DRAKULA stands for Dragon Curves Superimposed (German: Drachenkurven überlagert). The dragon curve is a fractal object. The basic idea was first explored by NASA physicists John Heighway, Bruce Banks, and William Harter and described by Martin Gardner in his 1967 Mathematical Games column in Scientific American. However, the mathematical theory for this was not developed until 1970 by the mathematician Chandler Davis and the computer scientist Donald Knuth.
Dragon curves are created by sequences of left and right turns according to certain rules. The program allows dragon curves of different orders – or sections of them – to be lined up and superimposed. Left and right turns were not only represented in the usual way by right-angled bends but also by mathematically defined elements, such as triangles or curved sections of curves with multiple curves. These elements were designed in such a way that when they are superimposed, clearly recognizable new form elements are created through overlaps and attachments. The superimposition of closed curves in different colors is particularly attractive. The dragon curves were also interesting for Franke as an object of experimental aesthetics and for his studies on information psychology, since here the rare case of an easy possibility of specifying their statistical information (complexity) occurs; this is equal to the number of 0,1 indications used to construct it.

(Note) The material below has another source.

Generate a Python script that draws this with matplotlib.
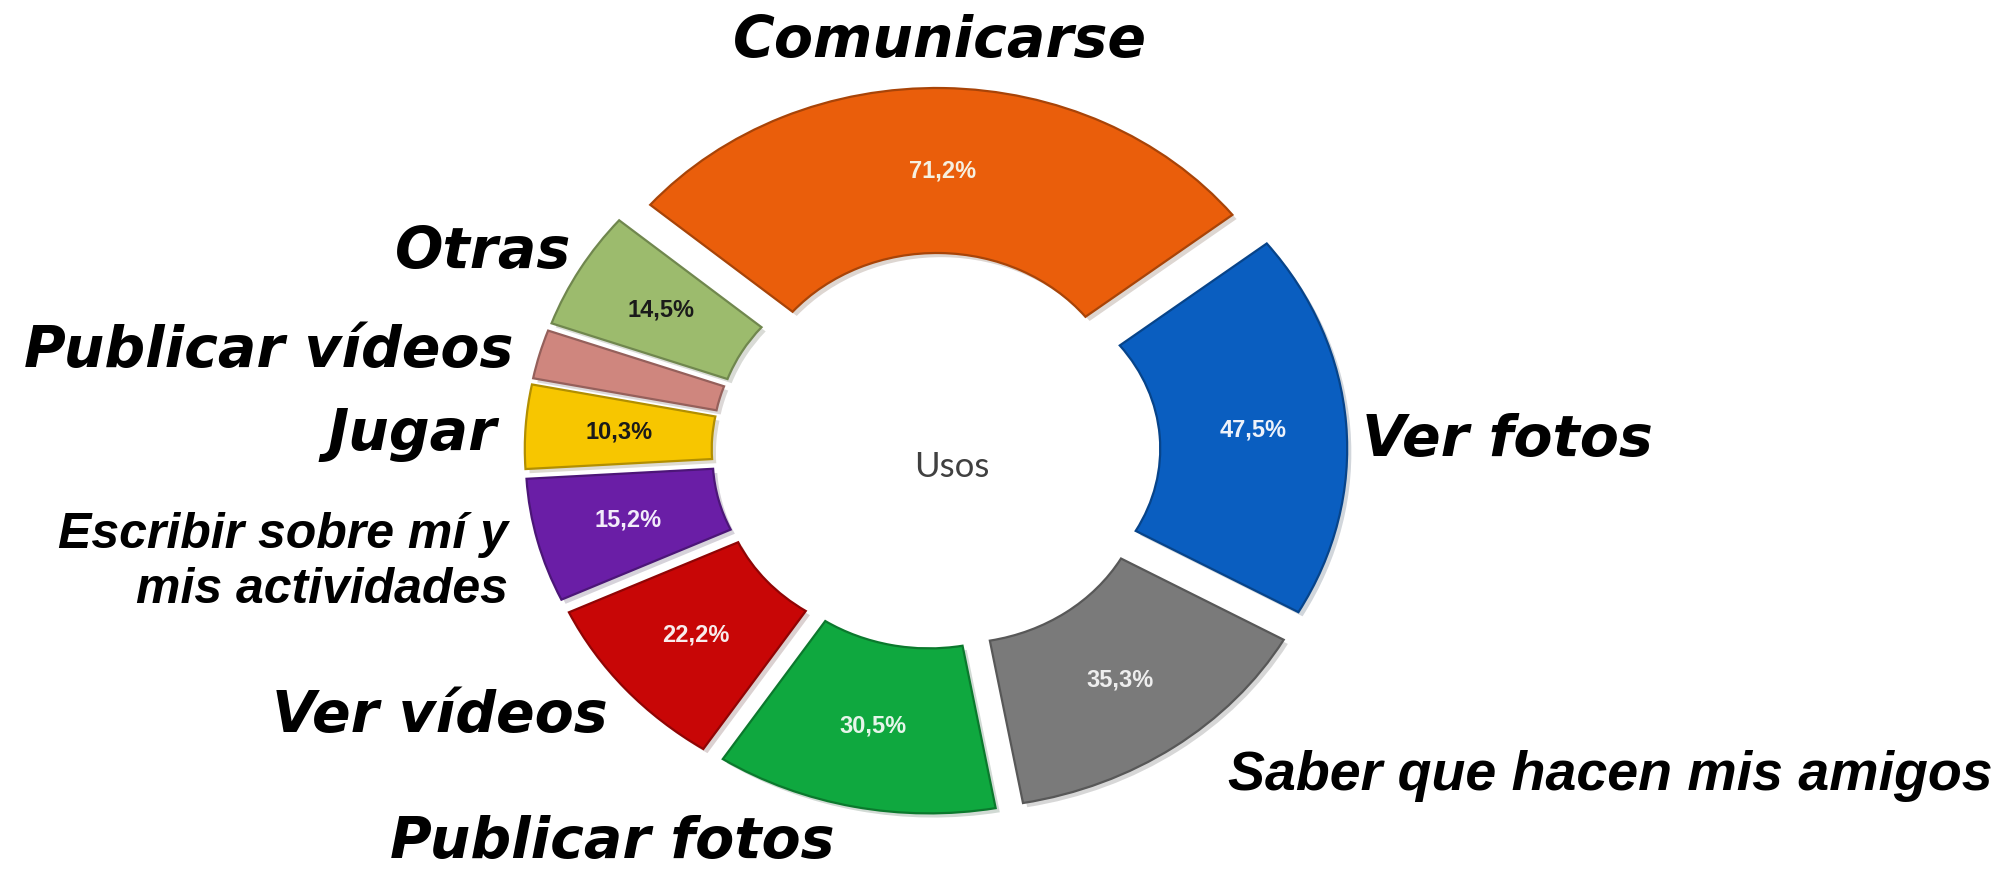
import matplotlib
matplotlib.use("Agg")
import matplotlib.pyplot as plt
import matplotlib.colors as mcolors
import matplotlib.patheffects as pe
from matplotlib import font_manager
import numpy as np

# ---------------- data ----------------
categories = ["Comunicarse", "Ver fotos", "Saber que hacen mis amigos",
              "Publicar fotos", "Ver vídeos",
              "Escribir sobre mí y\nmis actividades", "Jugar",
              "Publicar vídeos", "Otras"]
values = [71.2, 47.5, 35.3, 30.5, 22.2, 15.2, 10.3, 6.0, 14.5]
show_value = [True, True, True, True, True, True, True, False, True]
center_label = "Usos"

# ---------------- style ----------------
colors = ["#EA5E0B", "#0A5EC0", "#7A7A7A", "#0FA83F", "#C80606",
          "#6A1EA6", "#F7C600", "#CF867E", "#9CBB6D"]
pct_colors = ["#F6F0E0", "#EEF2FA", "#EEEEEE", "#E6F5EA", "#F8ECEC",
              "#F2ECFA", "#1A1A1A", "#1A1A1A", "#1A1A1A"]
# (x_px, baseline_y_px, ha, font-kind)
label_layout = [(940, 57, "center", "wide"),
                (1362, 456, "left", "wide"),
                (1228, 790, "left", "narrow"),
                (390, 858, "left", "wide"),
                (608, 732, "right", "wide"),
                (508, 548, "right", "narrow2"),
                (497, 450, "right", "wide"),
                (513, 367, "right", "wide"),
                (571, 268, "right", "wide")]

W, H = 2006, 875
SX = 1.133            # horizontal stretch of the doughnut
CX, CY = 936, 451     # doughnut centre in pixels
R, RING, EXPL = 332, 165, 31
START = 139.6


def available(name):
    try:
        font_manager.findfont(font_manager.FontProperties(family=name),
                              fallback_to_default=False)
        return True
    except Exception:
        return False


wide_font = "DejaVu Sans"
narrow_font = "Liberation Sans" if available("Liberation Sans") else "DejaVu Sans"
usos_font = "Lato" if available("Lato") else "DejaVu Sans"


def to_data(x, y):
    return x / SX, H - y


fig = plt.figure(figsize=(W / 100, H / 100), dpi=100)
fig.patch.set_facecolor("white")
ax = fig.add_axes([0, 0, 1, 1])

cxd, cyd = to_data(CX, CY)
wedges, _ = ax.pie(values, colors=colors, startangle=START, counterclock=False,
                   radius=R, center=(cxd, cyd), explode=[EXPL] * len(values),
                   wedgeprops=dict(width=RING, linewidth=1.6))
for w, c in zip(wedges, colors):
    rgb = np.array(mcolors.to_rgb(c))
    w.set_edgecolor(tuple(rgb * 0.72))
    w.set_path_effects([pe.SimplePatchShadow(offset=(3, -3), alpha=0.18),
                        pe.Normal()])

ax.set_aspect("auto")
ax.set_xlim(0, W / SX)
ax.set_ylim(0, H)
ax.axis("off")

# percentage labels in the middle of each ring segment
for w, v, s, tc in zip(wedges, values, show_value, pct_colors):
    if not s:
        continue
    th = np.deg2rad((w.theta1 + w.theta2) / 2)
    rm = w.r - w.width / 2
    x = w.center[0] + rm * np.cos(th)
    y = w.center[1] + rm * np.sin(th)
    ax.text(x, y, f"{v:.1f}%".replace(".", ","), ha="center", va="center",
            fontsize=17, fontweight="bold", family="Liberation Sans",
            color=tc)

# category labels
for cat, (x, y, ha, kind) in zip(categories, label_layout):
    lines = cat.split("\n")
    for i, line in enumerate(lines):
        if kind == "wide":
            fam, size = wide_font, 41
        elif kind == "narrow":
            fam, size = narrow_font, 40
        else:
            fam, size = narrow_font, 36
        xd, yd = to_data(x, y + i * 55)
        ax.text(xd, yd, line, ha=ha, va="baseline", fontsize=size,
                fontweight="bold", fontstyle="italic", family=fam,
                color="black")

ux, uy = to_data(952, 467)
ax.text(ux, uy, center_label, ha="center", va="center", fontsize=25,
        family=usos_font, color="#404040")

fig.savefig("out.png", dpi=100, facecolor="white")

Franke also overlaid dragon curves – mostly mirrored – and not only used straight lines as individual elements but also other shapes, such as semicircles or triangles, as basic elements.
The pictures of DRAKULA were made with a Siemens System 4004. The Fortran program was written by Peter Henne from the Gesellschaft für Datenverarbeitung GMD according to detailed specifications from Franke. The plots were realized by Peter Vordermaier at Siemens AG. A complete printout of the program is available.